Source code of charts
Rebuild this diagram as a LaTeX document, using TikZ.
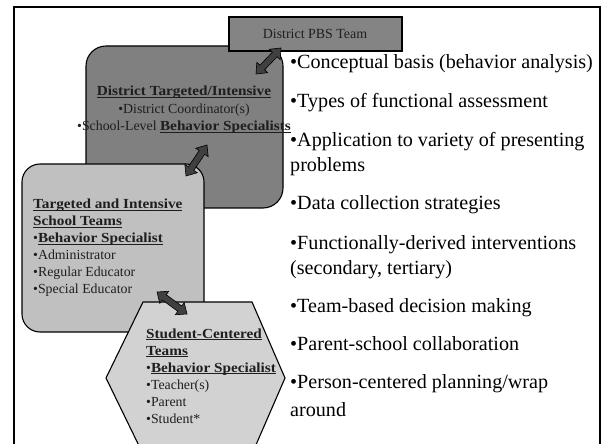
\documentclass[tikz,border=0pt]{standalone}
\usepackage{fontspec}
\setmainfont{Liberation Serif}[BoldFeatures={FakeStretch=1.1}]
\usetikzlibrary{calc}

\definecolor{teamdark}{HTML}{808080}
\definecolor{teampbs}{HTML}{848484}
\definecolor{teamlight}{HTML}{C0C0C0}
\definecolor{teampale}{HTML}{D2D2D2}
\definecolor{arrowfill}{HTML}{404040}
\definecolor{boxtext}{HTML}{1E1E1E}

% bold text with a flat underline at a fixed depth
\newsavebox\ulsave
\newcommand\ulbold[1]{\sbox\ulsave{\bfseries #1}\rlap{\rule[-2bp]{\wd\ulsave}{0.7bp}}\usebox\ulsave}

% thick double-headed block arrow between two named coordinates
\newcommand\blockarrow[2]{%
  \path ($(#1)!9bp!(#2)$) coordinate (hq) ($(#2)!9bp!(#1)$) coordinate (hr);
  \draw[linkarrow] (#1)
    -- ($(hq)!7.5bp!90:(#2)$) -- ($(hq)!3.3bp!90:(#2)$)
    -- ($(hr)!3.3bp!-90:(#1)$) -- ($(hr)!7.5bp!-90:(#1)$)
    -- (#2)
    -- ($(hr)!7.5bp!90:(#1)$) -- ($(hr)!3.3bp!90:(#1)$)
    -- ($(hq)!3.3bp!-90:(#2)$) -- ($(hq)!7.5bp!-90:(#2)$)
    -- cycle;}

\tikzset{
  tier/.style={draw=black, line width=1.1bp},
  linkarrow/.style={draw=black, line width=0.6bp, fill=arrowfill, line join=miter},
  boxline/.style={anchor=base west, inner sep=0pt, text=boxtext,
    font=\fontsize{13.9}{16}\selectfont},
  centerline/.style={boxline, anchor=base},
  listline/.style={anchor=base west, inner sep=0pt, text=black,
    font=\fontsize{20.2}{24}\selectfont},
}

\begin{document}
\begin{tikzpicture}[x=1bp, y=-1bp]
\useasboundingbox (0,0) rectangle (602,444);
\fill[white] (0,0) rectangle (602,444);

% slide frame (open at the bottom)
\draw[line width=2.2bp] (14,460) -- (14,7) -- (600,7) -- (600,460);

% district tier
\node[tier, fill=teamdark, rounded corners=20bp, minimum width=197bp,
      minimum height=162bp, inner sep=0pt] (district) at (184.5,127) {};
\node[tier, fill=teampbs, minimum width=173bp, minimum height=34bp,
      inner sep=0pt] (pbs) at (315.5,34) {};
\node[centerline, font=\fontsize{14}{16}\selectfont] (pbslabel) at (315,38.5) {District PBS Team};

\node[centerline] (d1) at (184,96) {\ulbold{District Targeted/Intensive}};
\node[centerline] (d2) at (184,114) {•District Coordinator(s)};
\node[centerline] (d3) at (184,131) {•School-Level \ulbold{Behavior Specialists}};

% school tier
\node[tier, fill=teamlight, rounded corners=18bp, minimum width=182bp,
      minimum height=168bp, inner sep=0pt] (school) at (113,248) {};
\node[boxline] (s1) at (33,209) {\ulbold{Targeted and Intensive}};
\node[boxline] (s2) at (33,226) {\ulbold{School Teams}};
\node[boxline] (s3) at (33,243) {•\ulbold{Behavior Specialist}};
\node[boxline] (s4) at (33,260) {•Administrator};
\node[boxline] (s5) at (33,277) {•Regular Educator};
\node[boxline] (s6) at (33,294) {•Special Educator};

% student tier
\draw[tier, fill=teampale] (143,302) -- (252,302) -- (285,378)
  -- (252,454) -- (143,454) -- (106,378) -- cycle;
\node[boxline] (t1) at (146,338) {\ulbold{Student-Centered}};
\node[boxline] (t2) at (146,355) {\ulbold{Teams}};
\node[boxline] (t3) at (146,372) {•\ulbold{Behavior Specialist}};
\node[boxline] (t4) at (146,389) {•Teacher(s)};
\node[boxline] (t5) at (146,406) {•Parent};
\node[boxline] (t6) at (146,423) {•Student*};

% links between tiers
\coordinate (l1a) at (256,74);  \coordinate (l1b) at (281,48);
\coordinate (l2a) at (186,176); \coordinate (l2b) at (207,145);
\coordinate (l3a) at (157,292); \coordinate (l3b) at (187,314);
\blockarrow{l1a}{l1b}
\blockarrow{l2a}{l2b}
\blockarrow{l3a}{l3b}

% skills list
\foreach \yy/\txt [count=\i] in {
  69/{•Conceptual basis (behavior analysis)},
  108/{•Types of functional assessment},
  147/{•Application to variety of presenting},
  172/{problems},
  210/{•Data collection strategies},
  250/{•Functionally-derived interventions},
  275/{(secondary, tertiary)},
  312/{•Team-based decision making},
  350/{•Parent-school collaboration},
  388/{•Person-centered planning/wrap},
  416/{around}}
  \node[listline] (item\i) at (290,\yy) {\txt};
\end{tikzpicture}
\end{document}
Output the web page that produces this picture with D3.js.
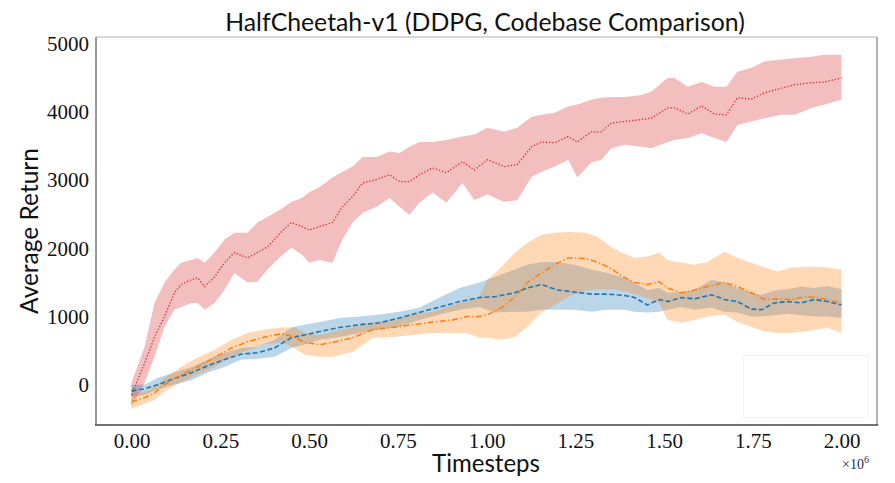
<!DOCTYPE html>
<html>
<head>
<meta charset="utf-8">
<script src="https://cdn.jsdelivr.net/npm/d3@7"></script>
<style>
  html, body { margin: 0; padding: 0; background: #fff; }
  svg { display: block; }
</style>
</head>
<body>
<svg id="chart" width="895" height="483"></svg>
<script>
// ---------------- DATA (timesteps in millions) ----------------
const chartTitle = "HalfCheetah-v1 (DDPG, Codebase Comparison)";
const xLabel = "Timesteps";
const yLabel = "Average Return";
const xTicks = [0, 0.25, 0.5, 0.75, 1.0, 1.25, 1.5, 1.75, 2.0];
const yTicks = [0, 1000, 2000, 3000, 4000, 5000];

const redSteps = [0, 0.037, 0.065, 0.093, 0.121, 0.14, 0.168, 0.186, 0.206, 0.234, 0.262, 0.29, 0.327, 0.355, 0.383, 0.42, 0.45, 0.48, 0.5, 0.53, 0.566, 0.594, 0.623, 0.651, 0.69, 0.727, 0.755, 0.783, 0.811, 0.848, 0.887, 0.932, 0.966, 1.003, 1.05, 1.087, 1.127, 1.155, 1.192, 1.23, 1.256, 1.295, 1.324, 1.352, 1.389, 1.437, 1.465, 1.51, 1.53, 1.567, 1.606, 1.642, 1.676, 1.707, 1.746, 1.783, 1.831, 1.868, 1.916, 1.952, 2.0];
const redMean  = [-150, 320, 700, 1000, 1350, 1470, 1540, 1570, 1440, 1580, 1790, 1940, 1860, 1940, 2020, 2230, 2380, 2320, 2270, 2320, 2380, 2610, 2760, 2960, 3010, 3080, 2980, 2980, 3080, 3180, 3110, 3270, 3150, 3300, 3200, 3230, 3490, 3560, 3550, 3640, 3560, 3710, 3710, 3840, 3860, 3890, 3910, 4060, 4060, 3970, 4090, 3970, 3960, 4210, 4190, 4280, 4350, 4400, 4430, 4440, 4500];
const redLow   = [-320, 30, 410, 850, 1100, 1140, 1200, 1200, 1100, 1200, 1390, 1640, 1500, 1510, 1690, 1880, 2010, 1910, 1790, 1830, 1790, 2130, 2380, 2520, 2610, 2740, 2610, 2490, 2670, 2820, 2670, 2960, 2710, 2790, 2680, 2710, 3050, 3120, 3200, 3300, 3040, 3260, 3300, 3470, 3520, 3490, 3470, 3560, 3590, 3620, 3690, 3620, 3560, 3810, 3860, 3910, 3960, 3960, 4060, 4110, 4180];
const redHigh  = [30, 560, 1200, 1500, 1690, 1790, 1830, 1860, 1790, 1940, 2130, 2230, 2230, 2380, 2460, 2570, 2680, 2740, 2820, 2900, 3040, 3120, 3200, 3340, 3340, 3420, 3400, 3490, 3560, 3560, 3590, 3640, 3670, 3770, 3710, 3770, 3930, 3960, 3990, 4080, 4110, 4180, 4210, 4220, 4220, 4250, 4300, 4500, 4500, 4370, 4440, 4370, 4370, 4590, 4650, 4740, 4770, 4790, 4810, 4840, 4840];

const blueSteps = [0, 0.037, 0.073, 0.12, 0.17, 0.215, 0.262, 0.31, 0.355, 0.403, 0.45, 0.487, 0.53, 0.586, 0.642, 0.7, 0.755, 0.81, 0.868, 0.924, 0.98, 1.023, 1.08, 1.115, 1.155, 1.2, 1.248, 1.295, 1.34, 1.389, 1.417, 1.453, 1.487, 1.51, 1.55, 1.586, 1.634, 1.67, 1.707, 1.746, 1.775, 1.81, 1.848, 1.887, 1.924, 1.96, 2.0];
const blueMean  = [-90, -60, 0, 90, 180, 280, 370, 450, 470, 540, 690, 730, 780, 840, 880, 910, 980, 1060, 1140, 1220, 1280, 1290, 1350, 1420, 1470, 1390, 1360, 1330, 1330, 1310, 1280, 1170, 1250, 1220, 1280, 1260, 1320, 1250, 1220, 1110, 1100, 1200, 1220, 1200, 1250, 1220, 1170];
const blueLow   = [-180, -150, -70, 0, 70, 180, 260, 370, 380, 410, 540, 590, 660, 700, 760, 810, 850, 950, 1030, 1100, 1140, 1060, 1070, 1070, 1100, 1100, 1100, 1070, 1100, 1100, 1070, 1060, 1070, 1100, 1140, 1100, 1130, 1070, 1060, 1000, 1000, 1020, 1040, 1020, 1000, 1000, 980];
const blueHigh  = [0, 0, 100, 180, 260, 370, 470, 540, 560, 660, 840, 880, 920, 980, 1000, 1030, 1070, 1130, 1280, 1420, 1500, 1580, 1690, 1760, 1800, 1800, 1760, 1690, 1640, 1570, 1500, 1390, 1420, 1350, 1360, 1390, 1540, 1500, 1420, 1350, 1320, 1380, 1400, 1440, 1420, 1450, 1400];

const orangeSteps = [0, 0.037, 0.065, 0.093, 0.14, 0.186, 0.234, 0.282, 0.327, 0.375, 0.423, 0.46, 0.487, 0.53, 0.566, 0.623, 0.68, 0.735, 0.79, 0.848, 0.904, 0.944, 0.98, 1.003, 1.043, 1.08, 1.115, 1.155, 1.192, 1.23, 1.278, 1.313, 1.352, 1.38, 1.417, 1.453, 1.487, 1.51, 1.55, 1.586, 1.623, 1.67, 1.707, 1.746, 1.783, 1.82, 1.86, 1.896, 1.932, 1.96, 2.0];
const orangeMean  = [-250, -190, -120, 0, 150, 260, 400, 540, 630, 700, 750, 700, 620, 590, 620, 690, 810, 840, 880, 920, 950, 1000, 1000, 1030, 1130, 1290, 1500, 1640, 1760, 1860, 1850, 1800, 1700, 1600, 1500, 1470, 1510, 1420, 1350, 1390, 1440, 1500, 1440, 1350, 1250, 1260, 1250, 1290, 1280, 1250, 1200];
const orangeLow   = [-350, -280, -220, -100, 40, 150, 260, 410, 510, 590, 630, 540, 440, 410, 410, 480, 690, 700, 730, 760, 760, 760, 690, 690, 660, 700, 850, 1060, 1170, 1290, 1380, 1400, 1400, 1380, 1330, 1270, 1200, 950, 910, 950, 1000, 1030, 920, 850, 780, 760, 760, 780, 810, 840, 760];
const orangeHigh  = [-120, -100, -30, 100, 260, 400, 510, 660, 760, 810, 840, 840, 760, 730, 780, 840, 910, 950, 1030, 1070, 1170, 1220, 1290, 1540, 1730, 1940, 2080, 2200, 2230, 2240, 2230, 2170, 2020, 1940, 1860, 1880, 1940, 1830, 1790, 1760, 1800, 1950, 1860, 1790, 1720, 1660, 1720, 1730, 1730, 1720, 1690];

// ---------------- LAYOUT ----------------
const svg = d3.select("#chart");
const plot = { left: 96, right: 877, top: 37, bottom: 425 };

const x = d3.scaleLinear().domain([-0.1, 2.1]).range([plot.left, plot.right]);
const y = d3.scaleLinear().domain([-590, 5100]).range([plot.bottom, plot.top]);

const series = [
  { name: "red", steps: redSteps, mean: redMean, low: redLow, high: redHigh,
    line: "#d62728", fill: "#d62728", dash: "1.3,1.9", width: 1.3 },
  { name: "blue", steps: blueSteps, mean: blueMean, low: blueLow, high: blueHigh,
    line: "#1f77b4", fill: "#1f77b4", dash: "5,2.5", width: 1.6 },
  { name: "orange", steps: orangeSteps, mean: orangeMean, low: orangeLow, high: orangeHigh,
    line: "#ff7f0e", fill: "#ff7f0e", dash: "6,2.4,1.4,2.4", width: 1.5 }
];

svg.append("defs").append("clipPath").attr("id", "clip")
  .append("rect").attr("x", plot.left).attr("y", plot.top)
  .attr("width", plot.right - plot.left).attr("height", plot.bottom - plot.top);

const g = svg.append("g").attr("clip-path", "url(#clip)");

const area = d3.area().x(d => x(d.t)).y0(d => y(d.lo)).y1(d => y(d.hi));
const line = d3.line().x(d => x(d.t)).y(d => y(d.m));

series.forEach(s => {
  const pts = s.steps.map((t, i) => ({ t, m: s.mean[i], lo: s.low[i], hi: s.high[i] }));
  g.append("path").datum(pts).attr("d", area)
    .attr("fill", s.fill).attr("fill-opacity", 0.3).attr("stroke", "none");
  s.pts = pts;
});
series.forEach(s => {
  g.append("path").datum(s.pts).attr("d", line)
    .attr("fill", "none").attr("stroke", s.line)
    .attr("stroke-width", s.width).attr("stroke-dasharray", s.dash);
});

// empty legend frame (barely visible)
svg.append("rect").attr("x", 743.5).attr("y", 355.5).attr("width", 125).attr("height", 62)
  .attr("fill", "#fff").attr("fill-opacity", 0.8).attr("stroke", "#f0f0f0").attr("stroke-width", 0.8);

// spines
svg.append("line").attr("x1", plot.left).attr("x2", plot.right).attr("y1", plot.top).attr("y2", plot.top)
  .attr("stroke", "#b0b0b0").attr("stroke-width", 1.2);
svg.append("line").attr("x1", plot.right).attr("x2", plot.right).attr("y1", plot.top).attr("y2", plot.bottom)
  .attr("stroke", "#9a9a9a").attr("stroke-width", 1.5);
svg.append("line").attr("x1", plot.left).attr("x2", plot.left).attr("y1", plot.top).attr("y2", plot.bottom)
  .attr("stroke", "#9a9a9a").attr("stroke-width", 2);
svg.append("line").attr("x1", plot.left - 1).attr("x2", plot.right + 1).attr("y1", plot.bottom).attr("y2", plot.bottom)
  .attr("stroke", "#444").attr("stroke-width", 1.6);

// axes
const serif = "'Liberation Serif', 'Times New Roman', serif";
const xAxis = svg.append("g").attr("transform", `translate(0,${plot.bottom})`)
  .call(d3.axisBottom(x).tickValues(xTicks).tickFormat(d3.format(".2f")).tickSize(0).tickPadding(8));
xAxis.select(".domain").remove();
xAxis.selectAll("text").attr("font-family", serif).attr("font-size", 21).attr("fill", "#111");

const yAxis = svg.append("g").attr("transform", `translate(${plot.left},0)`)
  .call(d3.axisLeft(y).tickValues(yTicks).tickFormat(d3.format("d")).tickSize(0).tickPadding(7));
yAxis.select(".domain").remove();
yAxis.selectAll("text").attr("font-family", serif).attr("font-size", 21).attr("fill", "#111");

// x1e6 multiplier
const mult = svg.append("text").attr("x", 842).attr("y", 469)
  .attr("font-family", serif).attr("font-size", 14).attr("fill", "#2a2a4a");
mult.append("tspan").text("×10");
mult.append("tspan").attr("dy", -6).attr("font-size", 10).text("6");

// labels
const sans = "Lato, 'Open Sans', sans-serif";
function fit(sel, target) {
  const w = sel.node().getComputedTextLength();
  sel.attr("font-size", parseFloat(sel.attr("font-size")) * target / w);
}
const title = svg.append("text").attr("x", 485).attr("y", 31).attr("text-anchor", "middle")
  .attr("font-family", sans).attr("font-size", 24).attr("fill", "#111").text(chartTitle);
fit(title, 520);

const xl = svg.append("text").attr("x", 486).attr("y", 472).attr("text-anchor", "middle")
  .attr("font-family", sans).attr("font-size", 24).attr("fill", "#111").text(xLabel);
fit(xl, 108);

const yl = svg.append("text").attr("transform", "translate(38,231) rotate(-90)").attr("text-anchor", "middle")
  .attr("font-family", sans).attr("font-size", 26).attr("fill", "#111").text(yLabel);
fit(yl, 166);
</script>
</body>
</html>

* _Direction_
Only the lines from the start of the material through the line containing "(600,7) -- (600,460);" should be transcribed. Pictures stay out.

* _Answer to this problem_
Rebuild this diagram as a LaTeX document, using TikZ.
\documentclass[tikz,border=0pt]{standalone}
\usepackage{fontspec}
\setmainfont{Liberation Serif}[BoldFeatures={FakeStretch=1.1}]
\usetikzlibrary{calc}

\definecolor{teamdark}{HTML}{808080}
\definecolor{teampbs}{HTML}{848484}
\definecolor{teamlight}{HTML}{C0C0C0}
\definecolor{teampale}{HTML}{D2D2D2}
\definecolor{arrowfill}{HTML}{404040}
\definecolor{boxtext}{HTML}{1E1E1E}

% bold text with a flat underline at a fixed depth
\newsavebox\ulsave
\newcommand\ulbold[1]{\sbox\ulsave{\bfseries #1}\rlap{\rule[-2bp]{\wd\ulsave}{0.7bp}}\usebox\ulsave}

% thick double-headed block arrow between two named coordinates
\newcommand\blockarrow[2]{%
  \path ($(#1)!9bp!(#2)$) coordinate (hq) ($(#2)!9bp!(#1)$) coordinate (hr);
  \draw[linkarrow] (#1)
    -- ($(hq)!7.5bp!90:(#2)$) -- ($(hq)!3.3bp!90:(#2)$)
    -- ($(hr)!3.3bp!-90:(#1)$) -- ($(hr)!7.5bp!-90:(#1)$)
    -- (#2)
    -- ($(hr)!7.5bp!90:(#1)$) -- ($(hr)!3.3bp!90:(#1)$)
    -- ($(hq)!3.3bp!-90:(#2)$) -- ($(hq)!7.5bp!-90:(#2)$)
    -- cycle;}

\tikzset{
  tier/.style={draw=black, line width=1.1bp},
  linkarrow/.style={draw=black, line width=0.6bp, fill=arrowfill, line join=miter},
  boxline/.style={anchor=base west, inner sep=0pt, text=boxtext,
    font=\fontsize{13.9}{16}\selectfont},
  centerline/.style={boxline, anchor=base},
  listline/.style={anchor=base west, inner sep=0pt, text=black,
    font=\fontsize{20.2}{24}\selectfont},
}

\begin{document}
\begin{tikzpicture}[x=1bp, y=-1bp]
\useasboundingbox (0,0) rectangle (602,444);
\fill[white] (0,0) rectangle (602,444);

% slide frame (open at the bottom)
\draw[line width=2.2bp] (14,460) -- (14,7) -- (600,7) -- (600,460);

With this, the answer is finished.